LO Stat (LO State) is one of two bargaining structures within the Norwegian Confederation of Trade Unions (LO). LO Stat is the counterpart in negotiations over state employees' wages and conditions with the government and the employer's organisation, Spekter.

It organizes employees of (1) the Norwegian state (Government employees) or (2) of companies that are member bodies of the employers' association Spekter. It was created in 1939 under the name Statstjenestemannskartellet ('the Cartel of Public Servants'). In 1996 it was renamed to LO Stat. It was one of four cartels until 2004, when LO Industri and LO Service were abolished, leaving only LO Stat and, for municipal employees, LO Kommune.

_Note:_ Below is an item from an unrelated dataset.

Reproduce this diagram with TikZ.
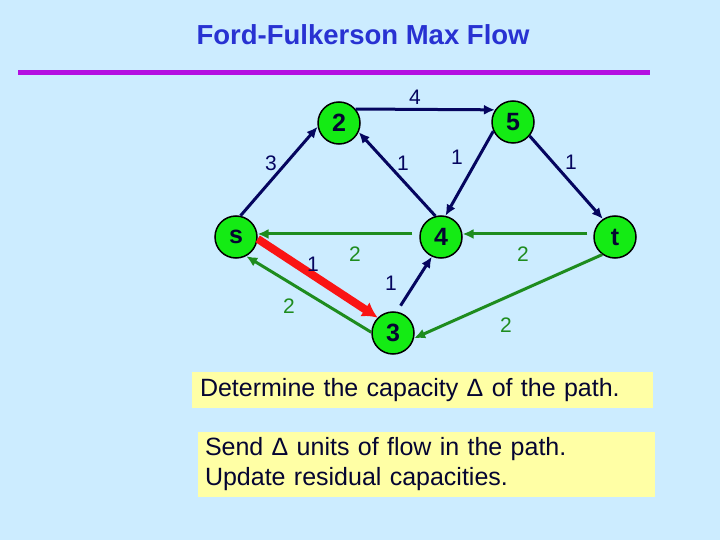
\documentclass[tikz,border=0pt]{standalone}
\usepackage{fontspec}
\setmainfont{Liberation Sans}
\usetikzlibrary{arrows.meta}

\definecolor{bgblue}{RGB}{204,236,255}
\definecolor{titleblue}{RGB}{40,50,210}
\definecolor{rulepurple}{RGB}{180,16,225}
\definecolor{nodegreen}{RGB}{20,235,20}
\definecolor{arcnavy}{RGB}{5,5,95}
\definecolor{arcgreen}{RGB}{30,140,30}
\definecolor{arcred}{RGB}{250,20,20}
\definecolor{boxyellow}{RGB}{255,255,165}
\definecolor{textnavy}{RGB}{5,5,50}

\begin{document}
\begin{tikzpicture}[x=1pt, y=-1pt, >={Latex[length=11pt,width=10pt]},
	vertex/.style={circle, fill=nodegreen, draw=black, line width=1.5pt, minimum size=42pt, inner sep=0pt, text=textnavy, font=\fontsize{25}{25}\bfseries\selectfont},
	fwd/.style={->, draw=arcnavy, line width=3pt},
	back/.style={->, draw=arcgreen, line width=3pt},
	aug/.style={-{Latex[length=15pt,width=17pt]}, draw=arcred, line width=8pt},
	capn/.style={text=arcnavy, font=\fontsize{21}{21}\selectfont},
	capg/.style={text=arcgreen, font=\fontsize{21}{21}\selectfont},
	note/.style={fill=boxyellow, text=textnavy, align=left, inner ysep=0pt, font=\fontsize{25}{30}\selectfont}]

	\fill[bgblue] (0,0) rectangle (720,540);
	\useasboundingbox (0,0) rectangle (720,540);

	\node[anchor=base west, text=titleblue, font=\fontsize{27.5}{27.5}\bfseries\selectfont](title) at (193,45) {Ford-Fulkerson Max Flow};
	\draw[rulepurple, line width=5pt] (18,72.5) -- (650,72.5);

	\node[vertex](s) at (236,237) {s};
	\node[vertex](n2) at (339,123) {2};
	\node[vertex](n5) at (513,122) {5};
	\node[vertex](n4) at (441,237) {4};
	\node[vertex](t) at (615,237) {t};
	\node[vertex](n3) at (393,333) {3};

	% residual arcs
	\draw[fwd] (s.78) -- (n2.190);
	\draw[fwd] (n2.40) -- (n5.146);
	\draw[fwd] (n4.105) -- (n2.-25);
	\draw[fwd] (n5.205) -- (n4.78);
	\draw[fwd] (n5.-40) -- (t.124);
	\draw[fwd, shorten <=7pt] (n3.80) -- (n4.-115);
	\draw[back, shorten <=7pt] (n4.172) -- (s.8);
	\draw[back] (n3.178) -- (s.-62);
	\draw[back, shorten <=6pt] (t.172) -- (n4.8);
	\draw[back] (t.-126) -- (n3.-14);

	% augmenting path
	\draw[aug] (s.-5) -- (n3.135);

	\node[capn](c25) at (415,97) {4};
	\node[capn](cs2) at (271,163) {3};
	\node[capn](c42) at (403,163) {1};
	\node[capn](c54) at (457,157) {1};
	\node[capn](c5t) at (571,162) {1};
	\node[capn](cs3) at (313,264) {1};
	\node[capn](c34) at (391,283) {1};
	\node[capg](c4s) at (355,254) {2};
	\node[capg](c3s) at (289,306) {2};
	\node[capg](ct4) at (523,254) {2};
	\node[capg](ct3) at (506,325) {2};

	\node[note, minimum width=461pt, minimum height=36pt, text width=445pt, inner xsep=8pt](step1) at (422.5,390) {Determine the capacity Δ of the path.};
	\node[note, minimum width=457pt, minimum height=65pt, text width=443pt, inner xsep=7pt](step2) at (426.5,464.5) {Send Δ units of flow in the path.\\Update residual capacities.};
\end{tikzpicture}
\end{document}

A former chair is Tone Rønoldtangen, unil 2016.

== Affiliated unions ==
The Electrician and IT Workers’ Union (El & IT), Norwegian Union of Municipal and General Employees, (Fagforbundet, NUMGE), Norwegian Engineers’ and Managers’ Association (Forbundet for Ledelse og Teknikk, FLT), Norwegian Union of Social Educators and Social Workers (Fellesorganisasjonen, FO), Norwegian Union of Employees in Commerce and Offices (Handel og Kontor i Norge, HK), Industri Energi, Norwegian Union of Industry and Energy Workers (IE), Norwegian Musicians’ Union (Musikernes fellesorganisasjon, NM), Norwegian Union of General Workers (Norsk Arbeidsmandsforbund , NAF), Norwegian Prison and Probation Officers’ Union (Norsk Fengsels- og Friomsorgsforbund, NFF), Norwegian Union of Railway Workers (Norsk Jernbaneforbund, NJF), National Union of Norwegian Locomotivemen (Norsk Lokomotivmannsforbund, NLF), Norwegian Union of Military Officers (Norges Offisersforbund, NOF), Norwegian Transport Workers' Union (Norsk Transportarbeiderforbund, NTF), Norwegian Civil Service Union (Norsk Tjenestemannslag, NTL), Norwegian Union of Postal and Communication Workers (POSTKOM), Norwegian Union of School Employees (Skolenes Landsforbund, SL).